Eliminierte man das Enzym Caspase 8 komplett, dann würde man zwar den programmierten Zelltod und die Entstehung von Krebs verhindern. Gleichzeitig würde man die Zelle jedoch auch eines DNA-Reparaturmechanismus berauben. Das gilt es zu vermeiden.
Als nächstes möchten die Wissenschaftler prüfen, ob es ähnliche Vorgänge auch bei anderen Krebsarten gibt und die Dynamik des Mechanismus genauer untersuchen. „Wir wissen bisher nicht, wann und warum Caspase 8 und die anderen Moleküle sich zusammentun und nach DNA-Schäden suchen“, sagt Heikenwälder. „Da sind noch viele Fragen offen.“

Yannick Boege, Mohsen Malehmir, Marc E. Healy, Kira Bettermann, Anna Lorentzen, Mihael Vucur, Akshay K. Ahuja, Friederike Böhm, Joachim Mertens, Yutaka Shimizu, Lukas Frick, Caroline Remouchamps, Karun Mutreja, Thilo Kähne, Devakumar Sundaravinayagam, Monika Wolf, Hubert Rehrauer, Christiane Koppe, Tobias Speicher, Susagna Padrissa-Altés, Renaud Maire, Jörn M. Schattenberg, Juseong Jeong, Lei Liu, Stefan Zwirner, Regina Boger, Norbert Hüser, Roger J. Davis, Beat Müllhaupt, Holger Moch, Henning Schulze-Bergkamen, Pierre-Alain Clavien, Sabine Werner, Lubor Borsig, Sanjiv A. Luther, Philipp Jost, Ricardo Weinlich, Kristian Unger, Axel Behrens, Laura Hillert, Christopher Dillon,, Michela Di Virgilio, David Wallach, Emmanuel Dejardin, Lars Zender, Michael Naumann, Henning Walczak, Douglas R. Green, Massimo Lopes, Inna Lavrik, Tom Luedde, Mathias Heikenwalder, Achim Weber: A dual role of caspase 8 in triggering and sensing proliferation-associated DNA damage, a key determinant of liver cancer development.

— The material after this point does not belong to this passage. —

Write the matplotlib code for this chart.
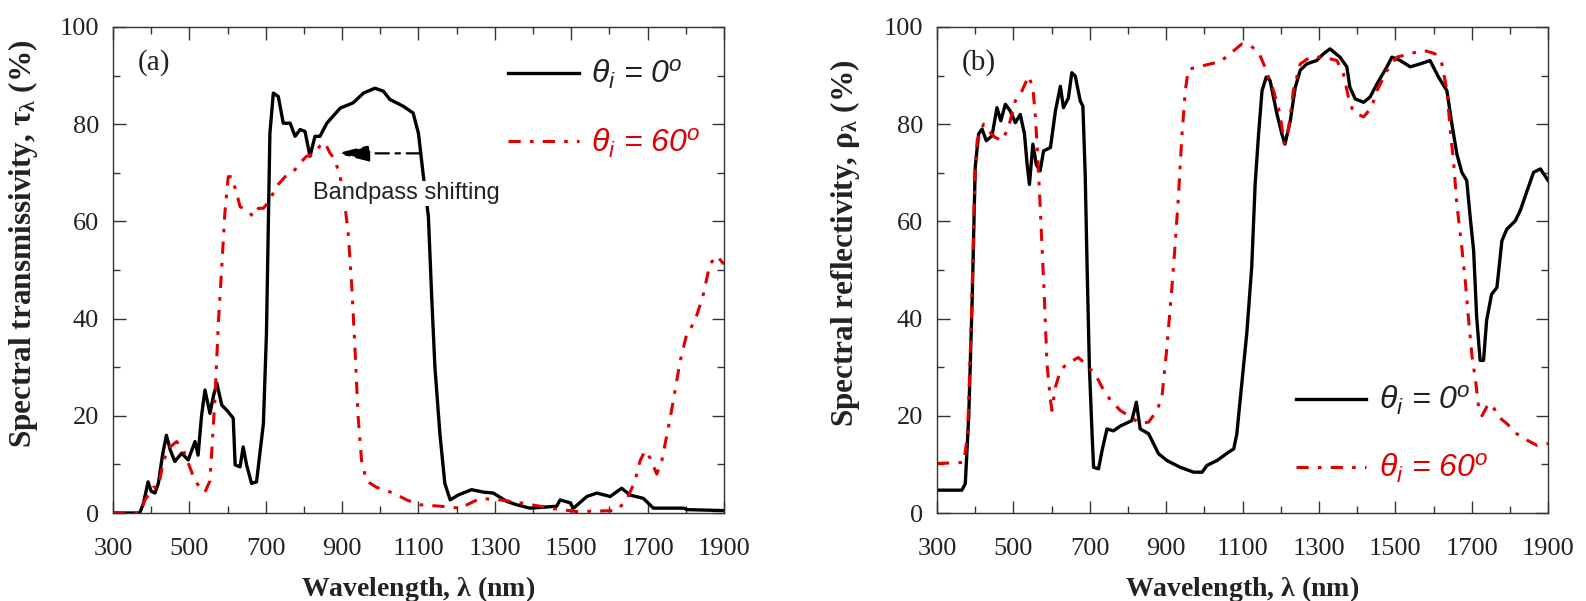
import numpy as np
import matplotlib as mpl
mpl.use('Agg')
import matplotlib.pyplot as plt
from matplotlib.ticker import MultipleLocator

# spectral data (wavelength in nm, value in %)
wl_tau_0 = [300, 370, 380, 392, 400, 410, 419, 430, 440, 450, 462, 480, 497, 515, 523, 532, 541, 554, 563,
            572, 585, 600, 615, 620, 633, 641, 650, 663, 676, 694, 702, 711, 720, 733, 746, 764, 777, 790,
            803, 816, 829, 842, 860, 895, 929, 956, 986, 1008, 1025, 1060, 1086, 1100, 1113, 1126, 1135,
            1143, 1156, 1169, 1183, 1204, 1239, 1270, 1296, 1331, 1357, 1392, 1462, 1471, 1497, 1506, 1541,
            1567, 1602, 1632, 1654, 1689, 1715, 1794, 1803, 1900]
tau_0 = [0, 0, 2, 6.4, 4.5, 4.1, 6.1, 12, 16.0, 13, 10.6, 12.3, 10.9, 14.7, 11.9, 20, 25.3, 20.5, 24,
         26.7, 22.2, 21, 19.5, 9.9, 9.5, 13.6, 9.9, 6.1, 6.4, 18.4, 37.0, 78.1, 86.4, 85.7, 80.2, 80.2, 77.5, 78.9,
         78.5, 73.4, 77.5, 77.5, 80.2, 83.3, 84.4, 86.4, 87.4, 86.8, 85.1, 83.7, 82.3, 78.1, 69.2, 61.0, 43.8,
         30.1, 16.4, 6.1, 2.7, 3.7, 4.8, 4.3, 4.1, 2.4, 1.7, 1.0, 1.4, 2.7, 2.1, 1.0, 3.4,
         4.1, 3.4, 5.1, 3.7, 3.0, 1.0, 1.0, 0.7, 0.5]

wl_tau_60 = [300, 370, 384, 395, 406, 419, 432, 445, 467, 484, 502, 515, 528, 541, 554, 567, 576, 585, 593,
             602, 611, 624, 633, 650, 667, 681, 694, 711, 728, 751, 773, 790, 807, 825, 842, 855, 868, 881,
             895, 908, 916, 925, 934, 942, 951, 964, 990, 1034, 1069, 1104, 1156, 1209, 1261, 1313, 1366,
             1418, 1444, 1514, 1619, 1645, 1667, 1680, 1693, 1706, 1724, 1737, 1754, 1767, 1785, 1802, 1824,
             1846, 1863, 1881, 1900]
tau_60 = [0, 0, 2.7, 4, 5.3, 5.3, 10.6, 13.3, 14.7, 13.0, 9.3, 6.6, 5.3, 4.3, 6.6, 23.3, 39.0, 50.7, 61.6,
          69.2, 69.2, 65.8, 63.0, 62.4, 61.0, 62.7, 62.7, 64.4, 67.2, 69.2, 70.3, 72.0, 73.4, 73.8, 75.5, 76.2, 74.1, 72.7,
          69.2, 63.0, 57.5, 47.2, 33.5, 19.8, 10.8, 6.6, 5.3, 4.1, 2.7, 1.7, 1.4, 1.0, 3.0, 2.7, 2.1,
          1.4, 1.0, 0.3, 0.5, 2.7, 6.6, 10.7, 12.8, 11.4, 8.0, 10.7, 17.5, 23.0, 31.2, 36.7, 39.5,
          45.0, 51.2, 52.9, 51.2]

wl_rho_0 = [300, 365, 374, 383, 392, 400, 409, 418, 429, 444, 457, 467, 479, 492, 505, 518, 529, 536, 542,
            551, 560, 570, 579, 597, 610, 623, 631, 644, 653, 662, 675, 682, 688, 693, 699, 706, 710, 723,
            732, 745, 762, 780, 810, 822, 832, 854, 880, 902, 937, 972, 994, 1007, 1033, 1063, 1077, 1085,
            1098, 1111, 1124, 1133, 1142, 1151, 1162, 1172, 1190, 1203, 1211, 1225, 1238, 1251, 1268, 1294,
            1312, 1329, 1355, 1373, 1381, 1395, 1417, 1434, 1452, 1478, 1491, 1513, 1539, 1565, 1591, 1613,
            1635, 1648, 1661, 1674, 1687, 1696, 1705, 1713, 1722, 1731, 1739, 1752, 1766, 1779, 1792, 1814,
            1827, 1845, 1862, 1880, 1900]
rho_0 = [4.7, 4.7, 6.0, 19.7, 43.7, 71.1, 78.0, 79.0, 76.6, 77.6, 83.4, 80.7, 84.1, 82.7, 80.3, 82.0, 78.0, 71.7, 67.6,
         75.9, 71.7, 70.4, 74.5, 75.2, 82.7, 87.8, 83.4, 85.4, 90.6, 89.9, 84.8, 83.7, 69.7, 50.6, 30.0, 16.3, 9.4, 9.1,
         12.8, 17.3, 16.9, 17.9, 19.0, 22.8, 17.3, 16.3, 12.2, 10.8, 9.4, 8.4, 8.4, 9.8, 10.8, 12.5, 13.2, 16.3,
         26.6, 36.9, 50.6, 67.7, 78.0, 86.9, 89.7, 89.0, 82.1, 78.0, 75.9, 80.7, 87.6, 91.1, 92.4, 93.1,
         94.5, 95.5, 93.8, 91.8, 87.6, 85.2, 84.5, 85.6, 88.3, 91.8, 93.8, 93.1, 91.8, 92.4, 93.1, 89.7,
         86.9, 80.1, 73.9, 70.1, 68.4, 60.9, 54.0, 40.3, 31.4, 31.4, 39.6, 45.0, 46.4, 56.0, 58.4, 60.1,
         62.2, 66.3, 70.1, 70.8, 68.4]

wl_rho_60 = [300, 370, 380, 390, 400, 405, 422, 435, 452, 470, 487, 505, 522, 540, 551, 557, 562, 569, 575,
             581, 588, 596, 601, 610, 623, 640, 670, 688, 714, 732, 754, 780, 806, 832, 854, 876, 889, 902,
             915, 923, 932, 941, 950, 958, 980, 1015, 1041, 1072, 1098, 1120, 1142, 1159, 1181, 1198, 1209,
             1220, 1233, 1251, 1277, 1312, 1347, 1364, 1377, 1390, 1417, 1438, 1452, 1478, 1504, 1539, 1574,
             1604, 1622, 1635, 1644, 1653, 1661, 1674, 1683, 1692, 1701, 1710, 1718, 1727, 1739, 1752, 1770,
             1792, 1818, 1845, 1871, 1900]
rho_60 = [10.2, 10.4, 16, 40, 70, 76.6, 80.0, 78.6, 77.3, 76.6, 79.3, 84.8, 86.8, 89.9, 87.5, 82.1, 75.9, 65.0, 54.7,
          44.4, 30.7, 23.9, 21.1, 25.9, 29.3, 30.7, 32.0, 30.7, 28.6, 25.9, 23.2, 21.1, 19.8, 18.4, 18.7, 21.1, 23.9, 34.1,
          46.4, 54.7, 65.0, 77.3, 86.8, 91.3, 91.7, 92.4, 92.8, 94.8, 96.5, 96.2, 94.8, 91.7, 86.9, 82.1, 76.0,
          78.7, 86.9, 92.4, 93.8, 93.8, 93.1, 90.4, 85.6, 82.5, 81.5, 83.5, 86.9, 91.0, 93.8, 94.5, 95.2,
          94.5, 92.4, 86.9, 78.7, 71.8, 63.6, 54.7, 47.9, 39.6, 32.1, 27.3, 21.8, 20.0, 21.8, 22.5, 19.8,
          18.4, 16.3, 15.0, 13.9, 14.3]

x_ticks = [300, 500, 700, 900, 1100, 1300, 1500, 1700, 1900]
y_ticks = [0, 20, 40, 60, 80, 100]

label_0 = r'$\mathit{\theta_i}$ = 0$^o$'
label_60 = r'$\mathit{\theta_i}$ = 60$^o$'

RED = '#e00000'
TXT = '#222222'
SERIF = 'Liberation Serif'

plt.rcParams['mathtext.fontset'] = 'custom'
plt.rcParams['mathtext.it'] = 'Liberation Sans:italic'
plt.rcParams['mathtext.rm'] = 'Liberation Sans:italic'
plt.rcParams['mathtext.bf'] = 'Liberation Serif:bold'


def style_axes(ax, ylabel, ylab_x):
    ax.set_xlim(300, 1900)
    ax.set_ylim(0, 100)
    ax.set_xticks(x_ticks)
    ax.set_yticks(y_ticks)
    ax.xaxis.set_minor_locator(MultipleLocator(100))
    ax.yaxis.set_minor_locator(MultipleLocator(10))
    ax.tick_params(which='both', direction='in', top=True, right=True, color='#333333', width=1.0)
    ax.tick_params(which='major', length=9, labelsize=19, labelcolor=TXT)
    ax.tick_params(axis='x', which='major', pad=18)
    ax.tick_params(axis='y', which='major', pad=10)
    ax.tick_params(which='minor', length=5)
    for lab in ax.get_xticklabels() + ax.get_yticklabels():
        lab.set_family(SERIF)
    for sp in ax.spines.values():
        sp.set_color('#333333')
        sp.set_linewidth(1.0)
    ax.set_xlabel(r'Wavelength, $\mathbf{\lambda}$ (nm)', fontsize=20, fontweight='bold',
                  family=SERIF, color=TXT, labelpad=10)
    ax.set_ylabel(ylabel, fontsize=22.5, fontweight='bold', family=SERIF, color=TXT)
    ax.yaxis.set_label_coords(ylab_x, 0.555)


def add_legend(ax, anchor):
    leg = ax.legend(loc='upper left', bbox_to_anchor=anchor, frameon=False,
                    prop={'family': 'Liberation Sans', 'style': 'italic', 'size': 23},
                    handlelength=2.2, handletextpad=0.4, labelspacing=1.1)
    leg.get_texts()[0].set_color(TXT)
    leg.get_texts()[1].set_color(RED)
    return leg


fig = plt.figure(figsize=(15.86, 6.01), dpi=100)
ax1 = fig.add_axes([0.0712, 0.1464, 0.3853, 0.8087])
ax2 = fig.add_axes([0.5908, 0.1464, 0.3853, 0.8087])

dash_dot = (0, (4, 3, 1.2, 3))

# (a) transmissivity
ax1.plot(wl_tau_0, tau_0, color='black', lw=2.4, label=label_0)
ax1.plot(wl_tau_60, tau_60, color=RED, lw=2.2, ls=dash_dot, label=label_60)
style_axes(ax1, r'Spectral transmissivity, $\mathbf{\tau_\lambda}$ (%)', -0.12)
add_legend(ax1, (0.6, 0.995))
ax1.text(0.041, 0.926, '(a)', transform=ax1.transAxes, fontsize=21, family=SERIF, color=TXT, va='center')
ax1.annotate('', xy=(886, 74), xytext=(1104, 74),
             arrowprops=dict(arrowstyle='-|>,head_length=1.0,head_width=0.25', mutation_scale=20,
                             lw=1.6, ls=(0, (6, 3, 2, 3)), color='black', shrinkA=0, shrinkB=0))
ax1.text(823, 65.8, 'Bandpass shifting', fontsize=17, family='Liberation Sans', color=TXT,
         va='center', ha='left', zorder=5,
         bbox=dict(facecolor='white', edgecolor='none', pad=1))

# (b) reflectivity
ax2.plot(wl_rho_0, rho_0, color='black', lw=2.4, label=label_0)
ax2.plot(wl_rho_60, rho_60, color=RED, lw=2.2, ls=dash_dot, label=label_60)
style_axes(ax2, r'Spectral reflectivity, $\mathbf{\rho_\lambda}$ (%)', -0.123)
add_legend(ax2, (0.54, 0.325))
ax2.text(0.041, 0.926, '(b)', transform=ax2.transAxes, fontsize=21, family=SERIF, color=TXT, va='center')

fig.savefig('out.png', dpi=100)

Cancer Cell 2017, DOI: 10.1016/j.ccell.2017.08.010

Das Deutsche Krebsforschungszentrum (DKFZ) ist mit mehr als 3.000 Mitarbeiterinnen und Mitarbeitern die größte biomedizinische Forschungseinrichtung in Deutschland. Über 1000 Wissenschaftlerinnen und Wissenschaftler erforschen im DKFZ, wie Krebs entsteht, erfassen Krebsrisikofaktoren und suchen nach neuen Strategien, die verhindern, dass Menschen an Krebs erkranken. Sie entwickeln neue Methoden, mit denen Tumoren präziser diagnostiziert und Krebspatienten erfolgreicher behandelt werden können. Die Mitarbeiterinnen und Mitarbeiter des Krebsinformationsdienstes (KID) klären Betroffene, Angehörige und interessierte Bürger über die Volkskrankheit Krebs auf. Gemeinsam mit dem Universitätsklinikum Heidelberg hat das DKFZ das Nationale Centrum für Tumorerkrankungen (NCT) Heidelberg eingerichtet, in dem vielversprechende Ansätze aus der Krebsforschung in die Klinik übertragen werden. Im Deutschen Konsortium für Translationale Krebsforschung (DKTK), einem der sechs Deutschen Zentren für Gesundheitsforschung, unterhält das DKFZ Translationszentren an sieben universitären Partnerstandorten. Die Verbindung von exzellenter Hochschulmedizin mit der hochkarätigen Forschung eines Helmholtz-Zentrums ist ein wichtiger Beitrag, um die Chancen von Krebspatienten zu verbessern. Das DKFZ wird zu 90 Prozent vom Bundesministerium für Bildung und Forschung und zu 10 Prozent vom Land Baden-Württemberg finanziert und ist Mitglied in der Helmholtz-Gemeinschaft deutscher Forschungszentren.